Besides the fire perimeter data, the program also provides projected (2030-2050) fire probability and discloses information of properities with high risks of fire.

Related Reference

  • Yanjun Liao and Carolyn Kousky. 2022. The Fiscal Impacts of Wildfires on California Municipalities. Journal of the Association of Environmental and Resource Economists. Link.

FireCCILT11 Long-term Burned Area Dataset

This dataset provides the long-term beta global burned area (BA) dataset generated by the Fire_cci project. The scope of the project is to provide long-term burned area information for global vegetation and atmospheric modellers. Go to this link to download.

  • Coverage: Global
  • Time period: 1982 to 2018
  • Temporal resolution: 5km * 5km and 25km * 25km

Related Reference

  • Hemant Pullabhotla, Mustafa Zahid, Sam Heft-Neal, Vaibhav Rathi, Marshall, Burke. 2022. Global biomass fires and infant mortality. Submitted to Nature.

Natural resource data

FAO Land Data - Global Agro-Ecological Zones (GAEZ v4)

The Food and Agriculture Organization of the United Nations (FAO) and the International Institute for Applied Systems Analysis (IIASA) have cooperated over several decades to develop and implement the Agro-Ecological Zones (AEZ) modelling framework and databases.
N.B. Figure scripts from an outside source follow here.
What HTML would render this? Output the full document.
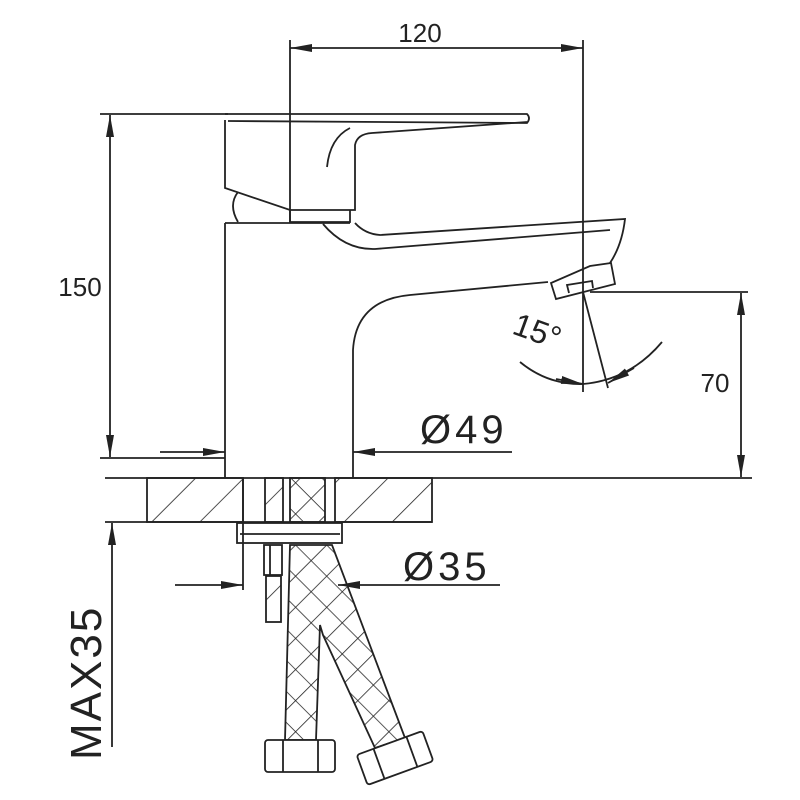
<!DOCTYPE html>
<html><head><style>
html,body{margin:0;padding:0;background:#fff}
svg{display:block}
text{font-family:"Liberation Sans",sans-serif;fill:#222}
</style></head><body>
<svg width="800" height="800" viewBox="0 0 800 800" xmlns="http://www.w3.org/2000/svg">
<defs>
<marker id="a" markerWidth="22" markerHeight="10" refX="22" refY="5" orient="auto" markerUnits="userSpaceOnUse"><path d="M0,1 L22,5 L0,9 Z" fill="#222"/></marker>
<pattern id="h" width="34" height="34" patternUnits="userSpaceOnUse" patternTransform="rotate(45)"><line x1="0" y1="0" x2="0" y2="34" stroke="#222" stroke-width="1.6"/></pattern>
<pattern id="x" width="22" height="22" patternUnits="userSpaceOnUse" patternTransform="rotate(45)"><path d="M0 0V22M0 0H22" stroke="#222" stroke-width="1.6"/></pattern>
</defs>
<g stroke="#222" stroke-width="1.8" fill="none">
<line x1="290" y1="40" x2="290" y2="222"/>
<line x1="583" y1="40" x2="583" y2="392"/>
<line x1="320" y1="48" x2="290" y2="48" marker-end="url(#a)"/>
<line x1="320" y1="48" x2="553" y2="48"/>
<line x1="553" y1="48" x2="583" y2="48" marker-end="url(#a)"/>
<line x1="100" y1="114" x2="228" y2="114"/>
<line x1="100" y1="458" x2="225" y2="458"/>
<line x1="110" y1="140" x2="110" y2="115" marker-end="url(#a)"/>
<line x1="110" y1="140" x2="110" y2="433"/>
<line x1="110" y1="433" x2="110" y2="457" marker-end="url(#a)"/>
<path d="M225,114 L527,114 Q531,118 527,123 L228,121"/>
<path d="M225,120 L225,188 L290,210 L355,210 L355,145 Q357,134 372,133 L527,122"/>
<path d="M327,167 Q330,138 350,128"/>
<path d="M290,210 L290,222 L350,222 L350,210"/>
<path d="M238,222 Q228,205 238,192"/>
<path d="M225,223 L225,478"/>
<line x1="225" y1="223" x2="350" y2="223"/>
<path d="M353,478 L353,350 Q356,300 410,295 L548,282"/>
<path d="M323,224 Q345,250 375,249 L610,230"/>
<path d="M355,223 Q365,234 380,235 L625,219 Q622,245 610,263"/>
<path d="M551,283 L556,299 L615,284 L611,263 L590,266 Z"/>
<path d="M569,293 L567,285 L592,281 L593,288"/>
<line x1="583" y1="292" x2="608" y2="388"/>
<path d="M520,362 Q548,385 583,384"/>
<path d="M583,384 Q630,380 662,342"/>
<path d="M556,379 L583,384" marker-end="url(#a)"/>
<path d="M634,368 L608,383" marker-end="url(#a)"/>
<line x1="590" y1="292" x2="748" y2="292"/>
<line x1="741" y1="318" x2="741" y2="293" marker-end="url(#a)"/>
<line x1="741" y1="318" x2="741" y2="452"/>
<line x1="741" y1="452" x2="741" y2="477" marker-end="url(#a)"/>
<line x1="160" y1="452" x2="225" y2="452" marker-end="url(#a)"/>
<line x1="512" y1="452" x2="353" y2="452" marker-end="url(#a)"/>
<line x1="105" y1="478" x2="752" y2="478"/>
<line x1="105" y1="522" x2="432" y2="522"/>
<rect x="147" y="478" width="96" height="44" fill="url(#h)"/>
<rect x="335" y="478" width="97" height="44" fill="url(#h)"/>
<rect x="265" y="478" width="18" height="44" fill="url(#h)"/>
<rect x="290" y="478" width="35" height="44" fill="url(#x)"/>
<line x1="243" y1="478" x2="243" y2="590"/>
<rect x="237" y="523" width="105" height="20"/>
<line x1="240" y1="534" x2="340" y2="534"/>
<rect x="264" y="545" width="18" height="30"/>
<line x1="270" y1="545" x2="270" y2="575"/>
<rect x="266" y="576" width="15" height="46" fill="url(#h)"/>
<line x1="175" y1="585" x2="243" y2="585" marker-end="url(#a)"/>
<line x1="500" y1="585" x2="338" y2="585" marker-end="url(#a)"/>
<path d="M290,545 L285,740 L316,740 L320,625 L323,635 L375,748 L405,738 L332,545 Z" fill="url(#x)"/>
<rect x="265" y="740" width="70" height="32" rx="3" fill="#fff"/>
<line x1="283" y1="740" x2="283" y2="772"/><line x1="318" y1="740" x2="318" y2="772"/>
<g transform="rotate(-20 395 758)"><rect x="360" y="742" width="70" height="32" rx="3" fill="#fff"/><line x1="378" y1="742" x2="378" y2="774"/><line x1="413" y1="742" x2="413" y2="774"/></g>
<line x1="112" y1="550" x2="112" y2="523" marker-end="url(#a)"/>
<line x1="112" y1="550" x2="112" y2="747"/>
</g>
<text x="420" y="42" font-size="26" text-anchor="middle">120</text>
<text x="80" y="296" font-size="26" text-anchor="middle">150</text>
<text x="715" y="392" font-size="26" text-anchor="middle">70</text>
<text x="420" y="443" font-size="40" letter-spacing="4">Ø49</text>
<text x="403" y="580" font-size="40" letter-spacing="4">Ø35</text>
<text x="537" y="342" font-size="32" text-anchor="middle" transform="rotate(20 537 332)">15°</text>
<text x="0" y="0" font-size="44" letter-spacing="2" transform="translate(101,760) rotate(-90)">MAX35</text>
</svg>
</body></html>
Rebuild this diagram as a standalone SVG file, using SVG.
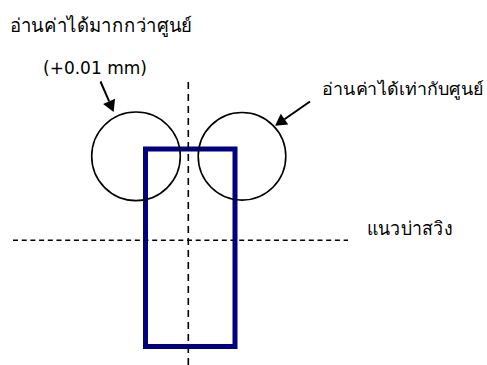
<svg xmlns="http://www.w3.org/2000/svg" width="487" height="365" viewBox="0 0 487 365">
<style>
.lbl{font-family:"DejaVu Sans","Noto Sans","Liberation Sans",sans-serif;fill:#000;}
.th{font-size:19px;font-weight:300;}
.circ{fill:none;stroke:#000;stroke-width:1.6;}
.dash{fill:none;stroke:#000;stroke-width:1.6;}
.arr{fill:none;stroke:#000;stroke-width:2;}
</style>
<defs>
<marker id="ah" markerUnits="userSpaceOnUse" markerWidth="12" markerHeight="14" refX="0" refY="0" orient="auto" style="overflow:visible">
<path d="M0,-6.5 L11.5,0 L0,6.5 Z" fill="#000"/>
</marker>
</defs>
<rect width="487" height="365" fill="#fff"/>
<g id="part">
<rect x="145.5" y="149" width="89.5" height="197.5" fill="none" stroke="#000080" stroke-width="5"/>
</g>
<g id="guides">
<line class="dash" x1="188.3" y1="82" x2="188.3" y2="365" stroke-dasharray="7,5"/>
<line class="dash" x1="13" y1="240.3" x2="348" y2="240.3" stroke-dasharray="5,3.7"/>
</g>
<g id="circle-left">
<circle class="circ" cx="136" cy="156.3" r="44.3"/>
</g>
<g id="circle-right">
<circle class="circ" cx="242" cy="156.3" r="43.8"/>
</g>
<g id="label-top">
<text class="lbl th" x="10" y="32" textLength="182" lengthAdjust="spacingAndGlyphs">อ่านค่าได้มากกว่าศูนย์</text>
</g>
<g id="label-offset">
<text class="lbl" x="43" y="74" font-size="17">(+0.01 mm)</text>
</g>
<g id="label-right">
<text class="lbl" x="322" y="95" font-size="17" font-weight="300" textLength="162" lengthAdjust="spacingAndGlyphs">อ่านค่าได้เท่ากับศูนย์</text>
</g>
<g id="label-shoulder">
<text class="lbl th" x="367" y="235" textLength="85" lengthAdjust="spacingAndGlyphs">แนวบ่าสวิง</text>
</g>
<g id="connectors">
<line class="arr" x1="100.5" y1="81.5" x2="109.1" y2="101.4" marker-end="url(#ah)"/>
<line class="arr" x1="310" y1="101.5" x2="284.5" y2="119.2" marker-end="url(#ah)"/>
</g>
</svg>
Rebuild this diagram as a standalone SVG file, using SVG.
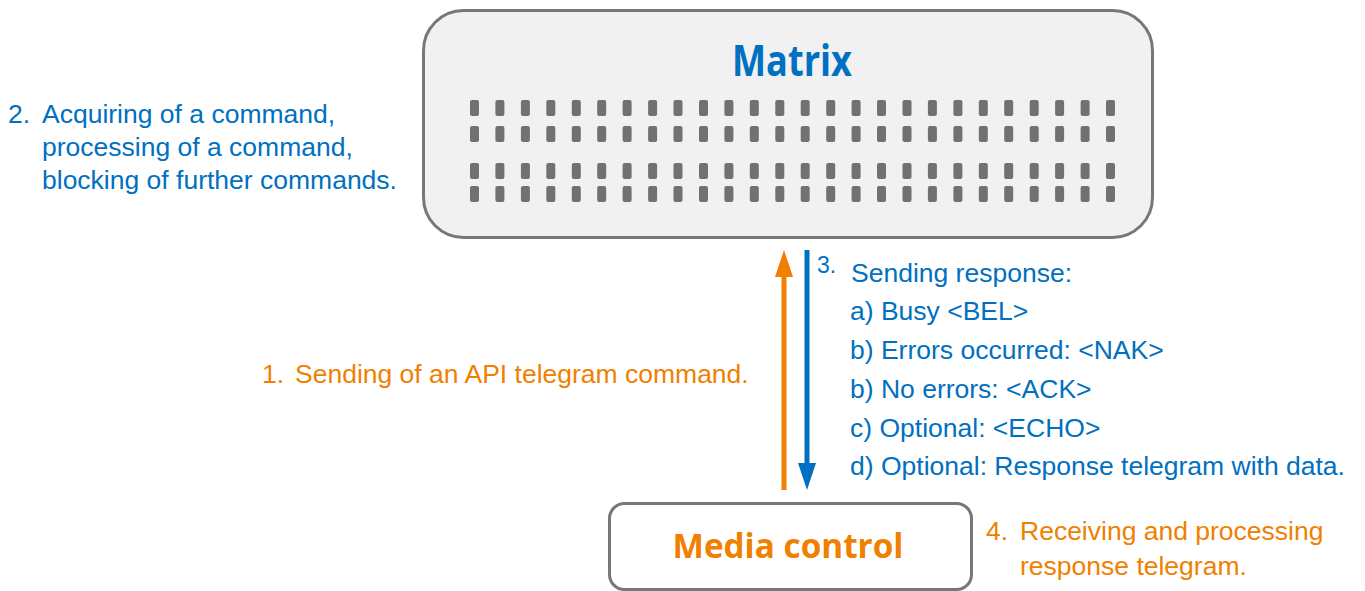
<svg xmlns="http://www.w3.org/2000/svg" xmlns:xlink="http://www.w3.org/1999/xlink" width="1365" height="591" viewBox="0 0 1365 591">
<style>
.t{font-family:"Liberation Sans",Arial,sans-serif;font-size:26.5px}
.blue{fill:#0070C0}
.orange{fill:#F08000}
.dot{fill:#717171}
.box{stroke:#777;stroke-width:3}
.title{font-family:"Open Sans","DejaVu Sans",sans-serif;font-weight:700}
</style>
<defs>
<rect id="d" class="dot" width="9" height="16" rx="2"/>
<g id="row">
<use xlink:href="#d" x="470"/><use xlink:href="#d" x="495.4"/><use xlink:href="#d" x="520.9"/><use xlink:href="#d" x="546.3"/><use xlink:href="#d" x="571.8"/><use xlink:href="#d" x="597.2"/><use xlink:href="#d" x="622.6"/><use xlink:href="#d" x="648.1"/><use xlink:href="#d" x="673.5"/><use xlink:href="#d" x="699"/><use xlink:href="#d" x="724.4"/><use xlink:href="#d" x="749.8"/><use xlink:href="#d" x="775.3"/><use xlink:href="#d" x="800.7"/><use xlink:href="#d" x="826.2"/><use xlink:href="#d" x="851.6"/><use xlink:href="#d" x="877"/><use xlink:href="#d" x="902.5"/><use xlink:href="#d" x="927.9"/><use xlink:href="#d" x="953.4"/><use xlink:href="#d" x="978.8"/><use xlink:href="#d" x="1004.2"/><use xlink:href="#d" x="1029.7"/><use xlink:href="#d" x="1055.1"/><use xlink:href="#d" x="1080.6"/><use xlink:href="#d" x="1106"/>
</g>
<marker id="ao" markerWidth="18" markerHeight="27" refX="9" refY="0" orient="auto-start-reverse" markerUnits="userSpaceOnUse" viewBox="0 0 18 27">
<path d="M0,27 L9,0 L18,27 Z" fill="#F08000"/>
</marker>
</defs>
<rect width="1365" height="591" fill="#fff"/>
<g id="matrix">
<rect class="box" x="423.5" y="10.5" width="729" height="227" rx="40" fill="#f1f1f1"/>
<text class="title blue" x="792" y="76" font-size="43" text-anchor="middle" textLength="120" lengthAdjust="spacingAndGlyphs">Matrix</text>
<use xlink:href="#row" y="100"/>
<use xlink:href="#row" y="126"/>
<use xlink:href="#row" y="163"/>
<use xlink:href="#row" y="186"/>
</g>
<g id="media-control">
<rect class="box" x="609.5" y="503.5" width="362" height="86" rx="15" fill="#fff"/>
<text class="title orange" x="788" y="558" font-size="34" text-anchor="middle" textLength="231" lengthAdjust="spacingAndGlyphs">Media control</text>
</g>
<g id="connectors">
<line x1="784" y1="490" x2="784" y2="272" stroke="#F08000" stroke-width="5"/>
<path d="M775,277 L784,250 L793,277 Z" fill="#F08000"/>
<line x1="807" y1="250" x2="807" y2="468" stroke="#0070C0" stroke-width="5"/>
<path d="M798,463 L807,490 L816,463 Z" fill="#0070C0"/>
</g>
<g id="label-2" class="t blue">
<text x="8" y="123">2.</text>
<text x="42" y="123">Acquiring of a command,</text>
<text x="42" y="156">processing of a command,</text>
<text x="42" y="188.5">blocking of further commands.</text>
</g>
<g id="label-1" class="t orange">
<text x="262" y="383">1.</text>
<text x="295" y="383">Sending of an API telegram command.</text>
</g>
<g id="label-3" class="t blue">
<text x="817" y="273" font-size="23">3.</text>
<text x="851" y="282">Sending response:</text>
<text x="850" y="320">a) Busy &lt;BEL&gt;</text>
<text x="850" y="359">b) Errors occurred: &lt;NAK&gt;</text>
<text x="850" y="398">b) No errors: &lt;ACK&gt;</text>
<text x="850" y="437">c) Optional: &lt;ECHO&gt;</text>
<text x="850" y="475">d) Optional: Response telegram with data.</text>
</g>
<g id="label-4" class="t orange">
<text x="986" y="540">4.</text>
<text x="1020" y="540">Receiving and processing</text>
<text x="1020" y="575">response telegram.</text>
</g>
</svg>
The GAEZ v4 spatial data are organized in six themes: (1) Land and Water Resources, (2) Agro-climatic Resources, (3) Agro-climatic Potential Yield, (4) Suitability and Attainable Yield, (5) Actual Yields and Production, and (6) Yield and Production Gaps. There are a list of variables available in the dataset, including land quality, land cover, soil resources, soil suitability, terrain resources, water resources, etc. See this link for more details.

  • Coverage: Global
  • Time period: Most recent
  • Temporal resolution: 1km * 1km and 10km * 10km

Related Reference

  • Adamopoulos, T. and Restuccia, D. 2021. Geography and agricultural productivity: Cross-country evidence from micro plot-level data. Review of Economic Studies. Link.
  • Adamopoulos, T., Brandt L., and Leight Jessica. 2022. Misallocation, selection and productivity: A quantitative analysis with panel data from China. Econometrica.